Well Known and Active Website User
VOC Member
oil leaks

Hi B.L. One possibility is the valve lifter. Even with new seals if the cable is tight. Ensure there is some slack in the cable to allow the seals to do their work. At least it will be one more possibility eliminated.:confused:
 

BlackLightning998

Well Known and Active Website User
VOC Member
Would you get enough out of the lifter to coat the back end nicely?

Hi DJ,

Thanks for this - I am currently investigating with VinParts about a fix they may have which the Forum told me about. I'll see what the score is there.

I've just spent half an hour with the bike up on the ramp and a lamp underneath looking, looks very much like lower part of the engine, below the battery tray, the rear crankcases above that are clean and tidy - the oil seems to be spraying/collecting from low down around then and on/around the electric starter. It is definetely engine oil though.

Will progress the lifter idea - I reckon it is likely to be one of those things were you do things one idea at a time and, with luck, get there.

Nothing is looking obvious to me - I am wondering if there is a need/opportunity to nip the crankcases up similar to the way the heads needed torquing down once the bike had been through a few warm up and cool down cycles.

Cheers

Stuart
 

Vic Youel

Well Known and Active Website User
Non-VOC Member
Hi Stuart,

I would leave those 5/16 inch dia long crankcase bolts well alone; you could get yorself into trouble there. There are quite a lot of them and you cannot easily access both ends. Sounds like the exhaust valve lifter entry point; there is a mod with and extra rubber seal. I'll have a look for it and send it to you.

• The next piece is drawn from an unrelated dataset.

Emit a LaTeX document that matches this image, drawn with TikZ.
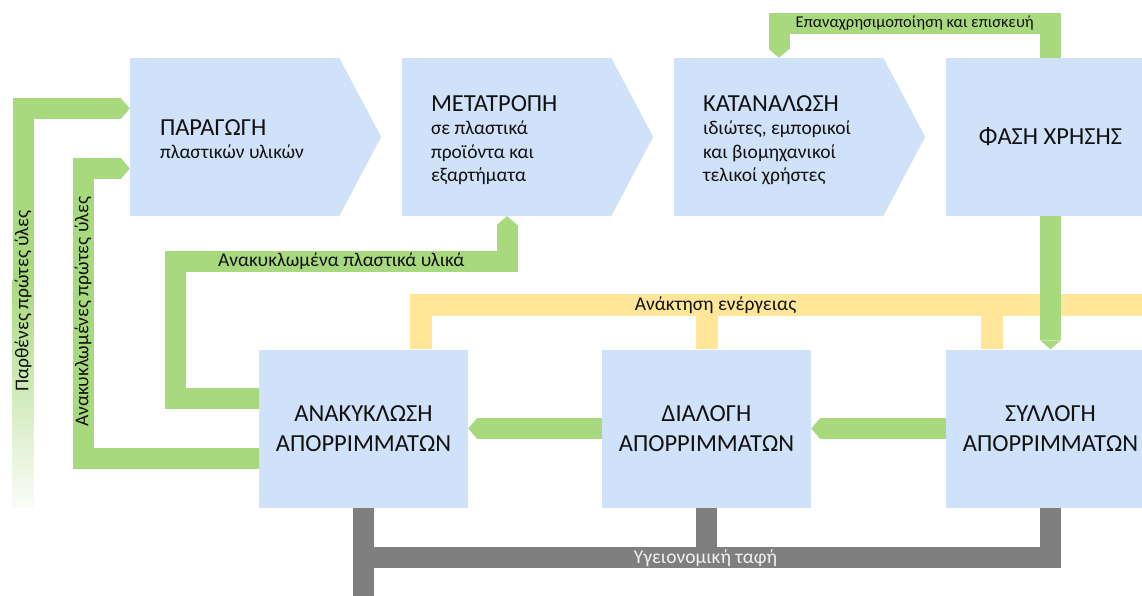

The breather has always been recognised as rather inadequate and with spirited riding a tea spoon can make a real mess. I live with much worse leaks and tell critics that it helps prevent corrosion!! From memory, there are some early MPH articles about sharpening the slot in the timed breather to make a little improvement.

One rider in your section has made an excellent mod using a Ducati breather that is out of sight; much nicer than the one time ubiquitous elephant trunk of the eighties.

By the way the gearbox level should be just up to the bottom of the stick; any higher and it stands a risk of leaking through to the clutch eventually...... also check the chaincase oil level now and again because crankcase pressure can push up the oil level and again eventually cause clutch slip when it gets past the seals.